作中の「生首」ほど特異なイメージでなくとも、乳幼児たちが「何者か」と独自にコミュニケーションしているケースは多いのではないか。
私も母親に「赤ちゃんの頃、一人でよく何か言っていた」と聞かされたし、何もない空間を見つめたり、ムニャムニャ一人でしゃべったりする乳幼児はよくいる。
もしかしたら私もあなたも、今は忘れているだけの、「幼い頃の密かな友だち」がいるのではないか?
そんな不思議な感覚を抱くエピソードだった。
■「前夜に視たこと」「夢枕に立つ」
読みながら、90年代にお世話になり、数年前に亡くなった師匠のことを思い出す。
今でもごくたまに夢枕に立ち、折々的確な示唆を与えてくれている師匠……
本当のおわかれ
夢が介在すると、現実と怪異はスムーズに地続きになり、境界線は朧になってくるのである。
■「呪殺ダイアリー」
以前ネットで読んで恐ろしさのあまり身震いしたエピソード。
かなり陰惨で、ちょっと誰にでもお勧めというわけにはいかない感じがするが、強く印象に残ることは間違いない。
作中でも紹介されている通り、「生と死」「聖と魔」は表裏一体なところがある。
以前調べた明治期の女性教祖の家系でも、「呪力」の双貌を思わせる怪異譚がたくさんあった。

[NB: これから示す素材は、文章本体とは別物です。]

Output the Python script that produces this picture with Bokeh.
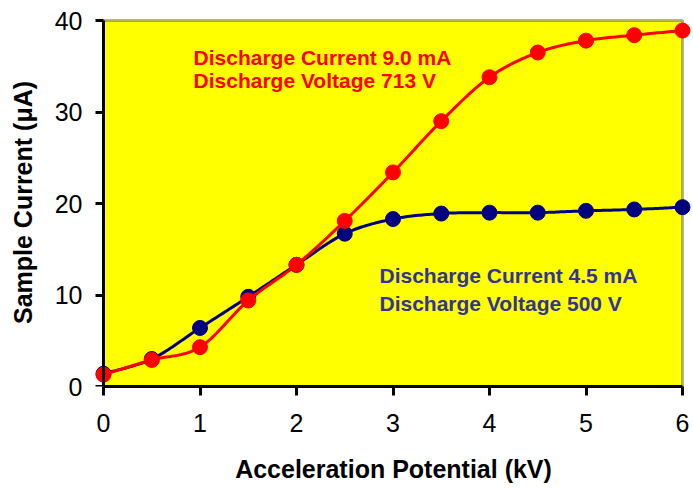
import numpy as np
from bokeh.plotting import figure
from bokeh.models import Range1d, FixedTicker, BoxAnnotation, Label, LinearAxis
from bokeh.embed import file_html
from bokeh.resources import INLINE

# ---- data ----
x_kv = [0, 0.5, 1, 1.5, 2, 2.5, 3, 3.5, 4, 4.5, 5, 5.5, 6]
current_9mA = [1.3, 2.9, 4.3, 9.4, 13.3, 18.1, 23.4, 29.0, 33.8, 36.5, 37.8, 38.4, 38.9]
current_4p5mA = [1.4, 3.0, 6.4, 9.8, 13.3, 16.7, 18.3, 18.9, 19.0, 19.0, 19.2, 19.35, 19.6]
x_ticks = [0, 1, 2, 3, 4, 5, 6]
y_ticks = [0, 10, 20, 30, 40]
X_MIN, X_MAX = 0, 6
Y_MIN, Y_MAX = 0, 40
label_red = ["Discharge Current 9.0 mA", "Discharge Voltage 713 V"]
label_blue = ["Discharge Current 4.5 mA", "Discharge Voltage 500 V"]

FONT = "Liberation Sans"


def smooth(xs, ys, n=24):
    """Catmull-Rom style smoothing (like a spreadsheet 'smoothed line')."""
    P = np.column_stack([xs, ys]).astype(float)
    P_ext = np.vstack([P[0], P, P[-1]])
    out = []
    t = np.linspace(0, 1, n)[:, None]
    for i in range(len(P) - 1):
        p0, p1, p2, p3 = P_ext[i], P_ext[i + 1], P_ext[i + 2], P_ext[i + 3]
        c1 = p1 + (p2 - p0) / 6.0
        c2 = p2 - (p3 - p1) / 6.0
        seg = ((1 - t) ** 3) * p1 + 3 * ((1 - t) ** 2) * t * c1 + 3 * (1 - t) * t ** 2 * c2 + t ** 3 * p2
        out.append(seg if i == 0 else seg[1:])
    seg = np.vstack(out)
    return seg[:, 0], seg[:, 1]


W, H = 693, 494
left_b, right_b, top_b, bottom_b = 93, 0, 18, 108
frame_w = W - left_b - right_b
frame_h = H - top_b - bottom_b
px_x = 96.5
px_y = 9.15
x_start = X_MIN - 10 / px_x
x_end = x_start + frame_w / px_x
y_end = Y_MAX + 2 / px_y

p = figure(width=W, height=H, output_backend="svg", toolbar_location=None,
           x_range=Range1d(x_start, x_end), y_range=Range1d(Y_MIN, y_end),
           min_border_left=left_b, min_border_right=right_b,
           min_border_top=top_b, min_border_bottom=bottom_b)
p.outline_line_color = None
p.background_fill_color = "white"
p.border_fill_color = "white"
p.xgrid.visible = False
p.ygrid.visible = False

p.add_layout(BoxAnnotation(left=X_MIN, right=X_MAX, bottom=Y_MIN, top=Y_MAX,
                           fill_color="#FFFF00", fill_alpha=1.0,
                           line_color="black", line_width=3, level="underlay"))

bx, by = smooth(x_kv, current_4p5mA)
p.line(bx, by, line_color="#000080", line_width=3)
p.scatter(x_kv, current_4p5mA, size=15, fill_color="#000080", line_color="#000080")

rx, ry = smooth(x_kv, current_9mA)
p.line(rx, ry, line_color="#FF0000", line_width=3)
p.scatter(x_kv, current_9mA, size=15, fill_color="#FF0000", line_color="#FF0000")


def style_labels(ax):
    ax.major_label_text_font = FONT
    ax.major_label_text_font_size = "25px"
    ax.major_label_text_color = "black"
    ax.axis_label_text_font = FONT
    ax.axis_label_text_font_size = "25px"
    ax.axis_label_text_font_style = "bold"
    ax.axis_label_text_color = "black"
    ax.minor_tick_line_color = None


# x axis (normal, bottom)
xa = p.xaxis[0]
style_labels(xa)
xa.ticker = FixedTicker(ticks=x_ticks)
xa.bounds = (X_MIN, X_MAX)
xa.axis_line_width = 3
xa.axis_line_color = "black"
xa.major_tick_line_width = 3
xa.major_tick_line_color = "black"
xa.major_tick_in = 0
xa.major_tick_out = 9
xa.major_label_standoff = 18
xa.axis_label = "Acceleration Potential (kV)"
xa.axis_label_standoff = 20

# y axis labels (normal, left; line and ticks hidden)
ya = p.yaxis[0]
style_labels(ya)
ya.ticker = FixedTicker(ticks=y_ticks)
ya.axis_line_color = None
ya.major_tick_line_color = None
ya.major_tick_in = 0
ya.major_tick_out = 0
ya.major_label_standoff = 11
ya.axis_label = "Sample Current (\u03bcA)"
ya.axis_label_standoff = 15

# y axis line and ticks, fixed at x = 0
yline = LinearAxis(fixed_location=0, ticker=FixedTicker(ticks=y_ticks), bounds=(Y_MIN, Y_MAX))
yline.axis_line_width = 3
yline.axis_line_color = "black"
yline.major_tick_line_width = 3
yline.major_tick_line_color = "black"
yline.major_tick_in = 0
yline.major_tick_out = 8
yline.minor_tick_line_color = None
yline.major_label_text_alpha = 0
yline.major_label_text_font_size = "1px"
p.add_layout(yline, "left")

for txt, yy in zip(label_red, [35.96, 33.44]):
    p.add_layout(Label(x=0.933, y=yy, text=txt, text_font=FONT, text_font_size="21px",
                       text_font_style="bold", text_color="#FF0000",
                       text_baseline="alphabetic"))
for txt, yy in zip(label_blue, [12.13, 9.07]):
    p.add_layout(Label(x=2.86, y=yy, text=txt, text_font=FONT, text_font_size="21px",
                       text_font_style="bold", text_color="#333399",
                       text_baseline="alphabetic"))

open("out.html", "w").write(file_html(p, INLINE))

大本(教)開祖・出口なおの全生涯を描いた実録小説「大地の母」(出口和明)については、以前ブログで記事にしたことがある。
ある夏の記憶:出口和明「大地の母」のこと
魔女と神女は別のものではなく、同じ力の「右手と左手」なのだ。
■「二人のハルキ」
もう一人のハルキのフェードアウトに涙する。
幼い日の美しい夢、半ば物質化する「霊」の優しさ。
ゆっくり時間をかけた、家族ぐるみの悲嘆の受容。
■「蛇を殺すな。触るな。目も合わせるな。」
民俗信仰、神隠しなど古の世界が「現代」と混交する最終エピソード。
宇迦之御魂神と蛇神、女神の親和性を思いつつ、余韻に浸りながら、充実した読書体験を閉じる。
蛇と狐と女神
補足として、関連すると思われる図像をご紹介。
蛇神の姿の宇迦之御魂を頭上に頂いた「荼吉尼天曼荼羅」の中尊、そして「夜叉神」あるいは「三天神」「玉女」と呼ばれるもの。
笑う三面神
今回の川奈作品も、他者の怪異譚を読みながらも、自身の記憶が様々によみがえってくる一冊だった。
夏休みはそろそろ終わろうとしているが、この切なさの中でもう一冊の「少年奇譚」を開いてみようと思う。